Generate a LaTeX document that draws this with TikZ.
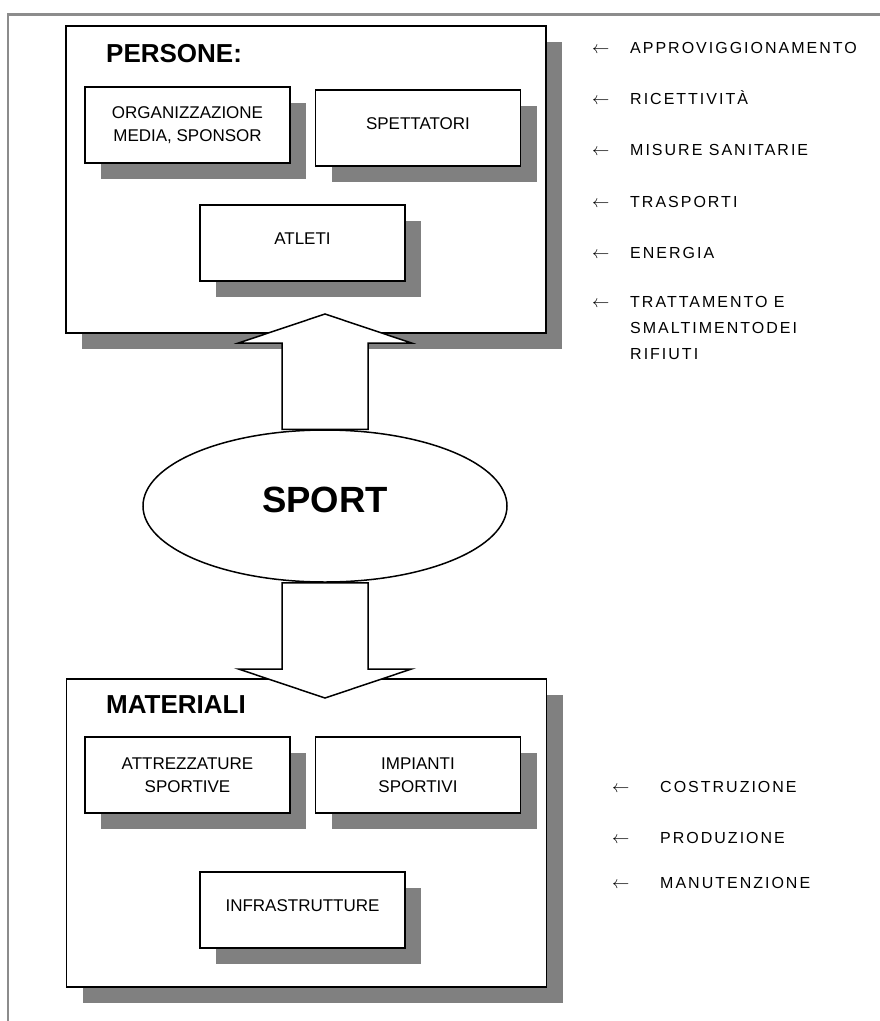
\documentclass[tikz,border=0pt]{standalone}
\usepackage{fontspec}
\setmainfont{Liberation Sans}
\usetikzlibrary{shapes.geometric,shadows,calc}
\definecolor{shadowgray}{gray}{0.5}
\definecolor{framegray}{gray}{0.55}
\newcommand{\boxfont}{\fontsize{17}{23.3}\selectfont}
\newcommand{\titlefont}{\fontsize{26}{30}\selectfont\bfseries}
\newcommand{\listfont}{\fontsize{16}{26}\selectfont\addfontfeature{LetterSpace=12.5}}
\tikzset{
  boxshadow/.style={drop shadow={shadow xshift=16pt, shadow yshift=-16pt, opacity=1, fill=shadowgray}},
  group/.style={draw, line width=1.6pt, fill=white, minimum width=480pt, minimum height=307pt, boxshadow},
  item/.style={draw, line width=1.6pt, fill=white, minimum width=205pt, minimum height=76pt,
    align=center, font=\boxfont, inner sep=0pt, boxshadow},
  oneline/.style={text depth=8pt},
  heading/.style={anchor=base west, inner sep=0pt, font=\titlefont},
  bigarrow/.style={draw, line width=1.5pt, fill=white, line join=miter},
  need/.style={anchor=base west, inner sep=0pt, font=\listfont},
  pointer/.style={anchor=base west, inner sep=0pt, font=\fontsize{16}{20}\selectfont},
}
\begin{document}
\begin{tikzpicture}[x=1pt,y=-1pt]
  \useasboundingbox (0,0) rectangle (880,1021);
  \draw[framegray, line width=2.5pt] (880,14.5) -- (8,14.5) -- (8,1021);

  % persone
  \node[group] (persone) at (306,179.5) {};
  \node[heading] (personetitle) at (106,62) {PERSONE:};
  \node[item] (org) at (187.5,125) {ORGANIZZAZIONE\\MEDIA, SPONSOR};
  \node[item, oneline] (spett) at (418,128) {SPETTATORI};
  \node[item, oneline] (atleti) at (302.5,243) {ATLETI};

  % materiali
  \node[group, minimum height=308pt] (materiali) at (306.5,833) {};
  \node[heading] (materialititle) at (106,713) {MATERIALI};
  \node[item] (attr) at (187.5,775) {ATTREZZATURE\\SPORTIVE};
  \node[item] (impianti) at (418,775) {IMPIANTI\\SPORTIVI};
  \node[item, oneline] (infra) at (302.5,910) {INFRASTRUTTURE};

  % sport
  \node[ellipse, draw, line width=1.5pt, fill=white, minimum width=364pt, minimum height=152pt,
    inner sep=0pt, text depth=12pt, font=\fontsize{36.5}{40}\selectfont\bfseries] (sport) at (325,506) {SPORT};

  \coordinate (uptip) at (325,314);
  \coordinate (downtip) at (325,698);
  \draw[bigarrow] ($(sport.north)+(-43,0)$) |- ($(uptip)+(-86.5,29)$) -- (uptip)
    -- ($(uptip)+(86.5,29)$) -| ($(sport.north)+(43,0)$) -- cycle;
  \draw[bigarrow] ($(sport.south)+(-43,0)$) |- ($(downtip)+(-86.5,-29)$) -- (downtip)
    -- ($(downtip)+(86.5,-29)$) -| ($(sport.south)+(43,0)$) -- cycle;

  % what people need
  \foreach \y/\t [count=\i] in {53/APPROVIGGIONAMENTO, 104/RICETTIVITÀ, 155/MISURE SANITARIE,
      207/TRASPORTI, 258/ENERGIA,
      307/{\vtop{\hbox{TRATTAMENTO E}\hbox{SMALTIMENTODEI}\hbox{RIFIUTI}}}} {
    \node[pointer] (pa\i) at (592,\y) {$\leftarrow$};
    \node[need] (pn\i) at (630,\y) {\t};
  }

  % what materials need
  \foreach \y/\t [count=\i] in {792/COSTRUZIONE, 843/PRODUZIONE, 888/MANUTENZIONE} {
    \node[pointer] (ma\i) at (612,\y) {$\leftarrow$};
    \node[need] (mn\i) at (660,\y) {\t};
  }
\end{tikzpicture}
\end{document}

◆ ◆ ◆

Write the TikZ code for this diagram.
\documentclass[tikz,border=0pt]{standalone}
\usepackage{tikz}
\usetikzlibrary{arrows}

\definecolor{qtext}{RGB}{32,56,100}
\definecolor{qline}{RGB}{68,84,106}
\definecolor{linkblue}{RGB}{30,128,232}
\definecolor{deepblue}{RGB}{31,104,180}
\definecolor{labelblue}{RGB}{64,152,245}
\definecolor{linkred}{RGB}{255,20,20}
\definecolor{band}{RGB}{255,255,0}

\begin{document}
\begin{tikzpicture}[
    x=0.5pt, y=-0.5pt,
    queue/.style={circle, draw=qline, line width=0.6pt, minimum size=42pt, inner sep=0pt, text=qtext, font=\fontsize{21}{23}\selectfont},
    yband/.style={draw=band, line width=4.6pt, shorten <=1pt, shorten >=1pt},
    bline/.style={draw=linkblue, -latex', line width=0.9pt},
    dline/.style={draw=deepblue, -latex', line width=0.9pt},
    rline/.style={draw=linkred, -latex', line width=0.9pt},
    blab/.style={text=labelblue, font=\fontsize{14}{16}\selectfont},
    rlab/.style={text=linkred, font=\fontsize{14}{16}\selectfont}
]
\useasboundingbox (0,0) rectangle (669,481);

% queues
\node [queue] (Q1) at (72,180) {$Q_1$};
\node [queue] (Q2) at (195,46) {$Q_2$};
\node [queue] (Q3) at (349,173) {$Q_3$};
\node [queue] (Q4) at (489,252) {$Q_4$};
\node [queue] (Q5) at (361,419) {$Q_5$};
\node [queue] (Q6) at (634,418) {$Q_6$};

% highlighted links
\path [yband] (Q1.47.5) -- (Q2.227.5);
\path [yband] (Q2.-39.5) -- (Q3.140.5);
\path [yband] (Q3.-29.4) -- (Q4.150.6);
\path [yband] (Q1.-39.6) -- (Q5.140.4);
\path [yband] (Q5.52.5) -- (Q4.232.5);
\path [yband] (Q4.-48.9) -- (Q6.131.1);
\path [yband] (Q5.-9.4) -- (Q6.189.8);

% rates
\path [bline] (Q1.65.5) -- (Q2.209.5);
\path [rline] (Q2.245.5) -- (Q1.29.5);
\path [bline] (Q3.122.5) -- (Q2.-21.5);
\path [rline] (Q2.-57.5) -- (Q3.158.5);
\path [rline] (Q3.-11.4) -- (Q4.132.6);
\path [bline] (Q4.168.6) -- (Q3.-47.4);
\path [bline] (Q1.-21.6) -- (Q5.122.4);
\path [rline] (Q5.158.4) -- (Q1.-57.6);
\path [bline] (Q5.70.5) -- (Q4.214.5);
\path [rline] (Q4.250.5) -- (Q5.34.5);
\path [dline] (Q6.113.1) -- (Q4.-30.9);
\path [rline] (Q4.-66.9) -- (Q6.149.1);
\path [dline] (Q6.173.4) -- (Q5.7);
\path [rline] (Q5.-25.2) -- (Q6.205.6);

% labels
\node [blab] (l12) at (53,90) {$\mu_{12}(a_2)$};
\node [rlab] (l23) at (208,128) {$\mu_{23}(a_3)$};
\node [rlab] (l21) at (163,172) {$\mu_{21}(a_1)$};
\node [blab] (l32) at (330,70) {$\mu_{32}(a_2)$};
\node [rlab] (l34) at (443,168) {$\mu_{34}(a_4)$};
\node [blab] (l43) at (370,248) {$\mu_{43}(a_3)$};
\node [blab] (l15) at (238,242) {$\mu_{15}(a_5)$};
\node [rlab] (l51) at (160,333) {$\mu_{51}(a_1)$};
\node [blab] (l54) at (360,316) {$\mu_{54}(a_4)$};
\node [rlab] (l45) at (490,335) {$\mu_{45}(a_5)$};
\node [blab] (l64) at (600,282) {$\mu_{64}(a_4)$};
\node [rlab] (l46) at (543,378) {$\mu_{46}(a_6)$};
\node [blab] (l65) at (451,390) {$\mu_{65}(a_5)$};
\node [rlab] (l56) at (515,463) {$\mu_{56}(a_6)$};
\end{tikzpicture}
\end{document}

◆ ◆ ◆

EXERCISE TASK →
Start at the line above containing "Generate a LaTeX" and stop at the line containing "(8,14.5) -- (8,1021);": print those lines and everything between them exactly, but not the pictures.

RESULT →
Generate a LaTeX document that draws this with TikZ.
\documentclass[tikz,border=0pt]{standalone}
\usepackage{fontspec}
\setmainfont{Liberation Sans}
\usetikzlibrary{shapes.geometric,shadows,calc}
\definecolor{shadowgray}{gray}{0.5}
\definecolor{framegray}{gray}{0.55}
\newcommand{\boxfont}{\fontsize{17}{23.3}\selectfont}
\newcommand{\titlefont}{\fontsize{26}{30}\selectfont\bfseries}
\newcommand{\listfont}{\fontsize{16}{26}\selectfont\addfontfeature{LetterSpace=12.5}}
\tikzset{
  boxshadow/.style={drop shadow={shadow xshift=16pt, shadow yshift=-16pt, opacity=1, fill=shadowgray}},
  group/.style={draw, line width=1.6pt, fill=white, minimum width=480pt, minimum height=307pt, boxshadow},
  item/.style={draw, line width=1.6pt, fill=white, minimum width=205pt, minimum height=76pt,
    align=center, font=\boxfont, inner sep=0pt, boxshadow},
  oneline/.style={text depth=8pt},
  heading/.style={anchor=base west, inner sep=0pt, font=\titlefont},
  bigarrow/.style={draw, line width=1.5pt, fill=white, line join=miter},
  need/.style={anchor=base west, inner sep=0pt, font=\listfont},
  pointer/.style={anchor=base west, inner sep=0pt, font=\fontsize{16}{20}\selectfont},
}
\begin{document}
\begin{tikzpicture}[x=1pt,y=-1pt]
  \useasboundingbox (0,0) rectangle (880,1021);
  \draw[framegray, line width=2.5pt] (880,14.5) -- (8,14.5) -- (8,1021);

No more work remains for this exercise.